-- SOURCE DATA start --

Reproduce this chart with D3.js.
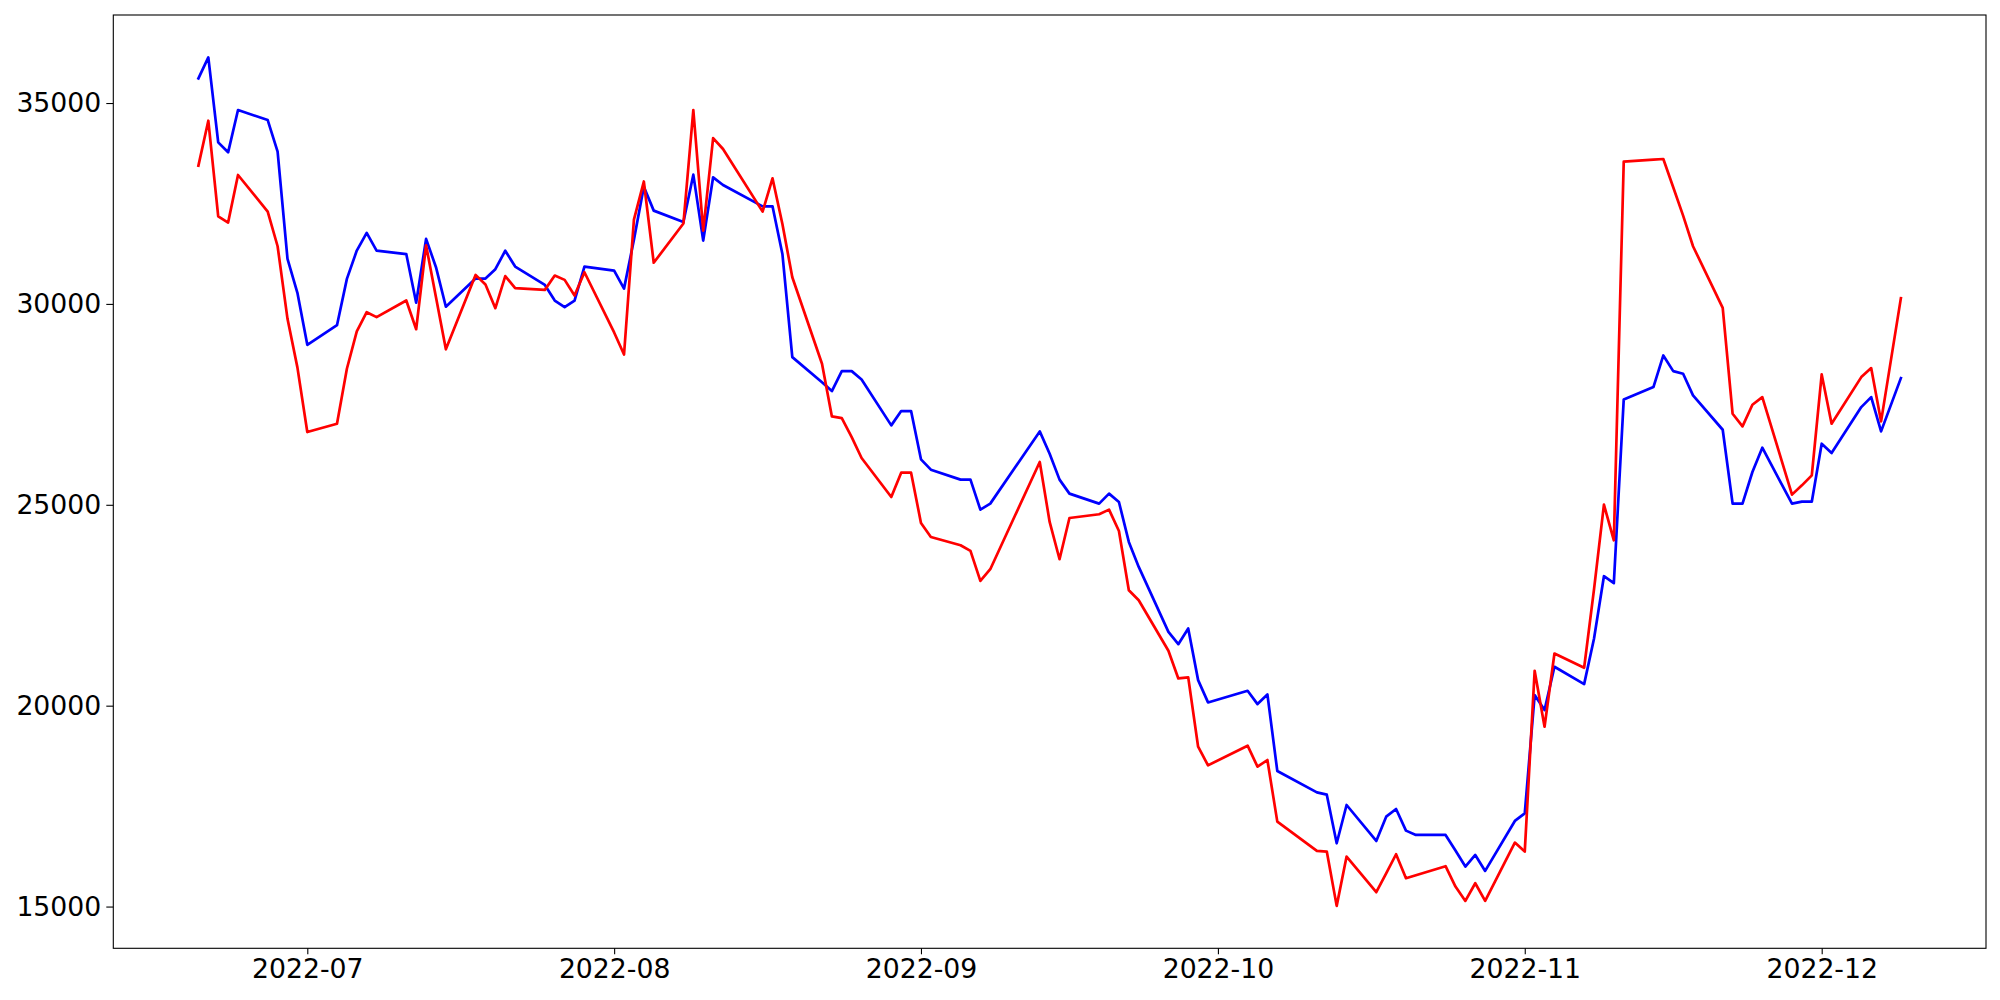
<!DOCTYPE html>
<html>
<head>
<meta charset="utf-8">
<script src="https://cdn.jsdelivr.net/npm/d3@7"></script>
<style>
  html, body { margin: 0; padding: 0; background: #fff; }
  svg { display: block; }
  .tick text { font-family: "DejaVu Sans", sans-serif; }
</style>
</head>
<body>
<svg id="chart" width="2000" height="1000"></svg>
<script>
const dates = [
  "2022-06-20","2022-06-21","2022-06-22","2022-06-23","2022-06-24","2022-06-27","2022-06-28","2022-06-29","2022-06-30",
  "2022-07-01","2022-07-04","2022-07-05","2022-07-06","2022-07-07","2022-07-08","2022-07-11","2022-07-12","2022-07-13","2022-07-14","2022-07-15",
  "2022-07-18","2022-07-19","2022-07-20","2022-07-21","2022-07-22","2022-07-25","2022-07-26","2022-07-27","2022-07-28","2022-07-29",
  "2022-08-01","2022-08-02","2022-08-03","2022-08-04","2022-08-05","2022-08-08","2022-08-09","2022-08-10","2022-08-11","2022-08-12",
  "2022-08-16","2022-08-17","2022-08-18","2022-08-19","2022-08-22","2022-08-23","2022-08-24","2022-08-25","2022-08-26","2022-08-29","2022-08-30","2022-08-31",
  "2022-09-01","2022-09-02","2022-09-05","2022-09-06","2022-09-07","2022-09-08","2022-09-13","2022-09-14","2022-09-15","2022-09-16",
  "2022-09-19","2022-09-20","2022-09-21","2022-09-22","2022-09-23","2022-09-26","2022-09-27","2022-09-28","2022-09-29","2022-09-30",
  "2022-10-04","2022-10-05","2022-10-06","2022-10-07","2022-10-11","2022-10-12","2022-10-13","2022-10-14","2022-10-17","2022-10-18","2022-10-19","2022-10-20","2022-10-21",
  "2022-10-24","2022-10-25","2022-10-26","2022-10-27","2022-10-28","2022-10-31",
  "2022-11-01","2022-11-02","2022-11-03","2022-11-04","2022-11-07","2022-11-08","2022-11-09","2022-11-10","2022-11-11",
  "2022-11-14","2022-11-15","2022-11-16","2022-11-17","2022-11-18","2022-11-21","2022-11-22","2022-11-23","2022-11-24","2022-11-25",
  "2022-11-28","2022-11-29","2022-11-30","2022-12-01","2022-12-02","2022-12-05","2022-12-06","2022-12-07","2022-12-09"
];

const blueValues = [
  35612,36135,34021,33773,34825,34576,33789,31120,30275,
  28982,29471,30623,31328,31767,31328,31240,30030,31618,30914,29930,
  30631,30631,30863,31323,30930,30473,30084,29918,30084,30929,
  30830,30380,31600,32918,32322,32040,33217,31576,33151,32960,
  32429,32429,31244,28675,28050,27830,28327,28327,28120,26977,27333,27333,
  26131,25874,25626,25626,24880,25029,26827,26272,25626,25278,
  25029,25278,25070,24076,23454,21838,21531,21921,20636,20081,
  20371,20040,20280,18374,17843,17785,16575,17528,16633,17238,17429,16890,16782,
  16782,16393,15995,16285,15887,17131,
  17321,20264,19890,20968,20537,21672,23222,23050,27623,
  27929,28717,28327,28261,27722,26868,25029,25029,25816,26421,
  25029,25078,25078,26520,26288,27432,27681,26827,28153
];

const redValues = [
  33441,34560,32181,32024,33209,32297,31435,29629,28420,
  26810,27019,28386,29314,29794,29670,30085,29370,31460,30168,28870,
  30722,30482,29894,30694,30395,30349,30706,30598,30208,30788,
  29290,28741,32100,33047,31025,32000,34825,31824,34128,33855,
  32297,33126,31990,30664,28509,27200,27159,26686,26164,25194,25800,25800,
  24548,24200,23993,23852,23106,23396,26065,24573,23645,24672,
  24764,24880,24349,22874,22625,21366,20678,20703,18979,18515,
  19004,18482,18647,17114,16385,16368,15017,16244,15357,15829,16302,15705,15780,
  16005,15498,15141,15581,15141,16592,
  16368,20868,19476,21299,20943,22900,25004,24117,33540,
  33590,33607,32902,32198,31435,29902,27266,26951,27490,27681,
  25253,25484,25733,28244,27018,28178,28402,27076,30142
];

const yTicks = [15000, 20000, 25000, 30000, 35000];
const xTickLabels = ["2022-07","2022-08","2022-09","2022-10","2022-11","2022-12"];

(function () {
  const parse = d3.timeParse("%Y-%m-%d");
  const parsedDates = dates.map(parse);
  const blueSeries = parsedDates.map((d, i) => ({ date: d, value: blueValues[i] }));
  const redSeries = parsedDates.map((d, i) => ({ date: d, value: redValues[i] }));

  const svg = d3.select("#chart");
  const pLeft = 113.3, pRight = 1986, pTop = 15, pBottom = 948.3;

  // matplotlib-like 5% margins
  const xExt = d3.extent(parsedDates);
  const xSpan = xExt[1] - xExt[0];
  const x = d3.scaleTime()
    .domain([new Date(+xExt[0] - 0.05 * xSpan), new Date(+xExt[1] + 0.05 * xSpan)])
    .range([pLeft, pRight]);

  const allVals = blueValues.concat(redValues);
  const yExt = d3.extent(allVals);
  const ySpan = yExt[1] - yExt[0];
  const y = d3.scaleLinear()
    .domain([yExt[0] - 0.05 * ySpan, yExt[1] + 0.05 * ySpan])
    .range([pBottom, pTop]);

  svg.append("rect").attr("width", 2000).attr("height", 1000).attr("fill", "#fff");

  const line = d3.line().x(d => x(d.date)).y(d => y(d.value));

  svg.append("path").datum(blueSeries)
    .attr("d", line).attr("fill", "none").attr("stroke", "#0000ff")
    .attr("stroke-width", 2.7).attr("stroke-linejoin", "round").attr("stroke-linecap", "square");

  svg.append("path").datum(redSeries)
    .attr("d", line).attr("fill", "none").attr("stroke", "#ff0000")
    .attr("stroke-width", 2.7).attr("stroke-linejoin", "round").attr("stroke-linecap", "square");

  const xTickDates = xTickLabels.map(s => parse(s + "-01"));
  const fmt = d3.timeFormat("%Y-%m");

  const xAxis = d3.axisBottom(x).tickValues(xTickDates).tickFormat(fmt).tickSize(6).tickPadding(5).tickSizeOuter(0);
  const yAxis = d3.axisLeft(y).tickValues(yTicks).tickFormat(d3.format("d")).tickSize(7).tickPadding(5).tickSizeOuter(0);

  const gx = svg.append("g").attr("transform", `translate(0,${pBottom})`).call(xAxis);
  const gy = svg.append("g").attr("transform", `translate(${pLeft},0)`).call(yAxis);

  [gx, gy].forEach(g => {
    g.select(".domain").remove();
    g.selectAll(".tick line").attr("stroke", "#000").attr("stroke-width", 1.1);
    g.selectAll(".tick text").attr("fill", "#000")
      .style("font-family", "'DejaVu Sans', sans-serif").style("font-size", "26.7px");
  });

  // frame (all four spines)
  svg.append("rect")
    .attr("x", pLeft).attr("y", pTop)
    .attr("width", pRight - pLeft).attr("height", pBottom - pTop)
    .attr("fill", "none").attr("stroke", "#000").attr("stroke-width", 1.1);
})();
</script>
</body>
</html>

-- SOURCE DATA end --

== YOUR OBJECTIVE ==
Take every line above carrying "chart" and return it.

== ANSWER FOR THIS EXERCISE ==
Reproduce this chart with D3.js.
<svg id="chart" width="2000" height="1000"></svg>
  const svg = d3.select("#chart");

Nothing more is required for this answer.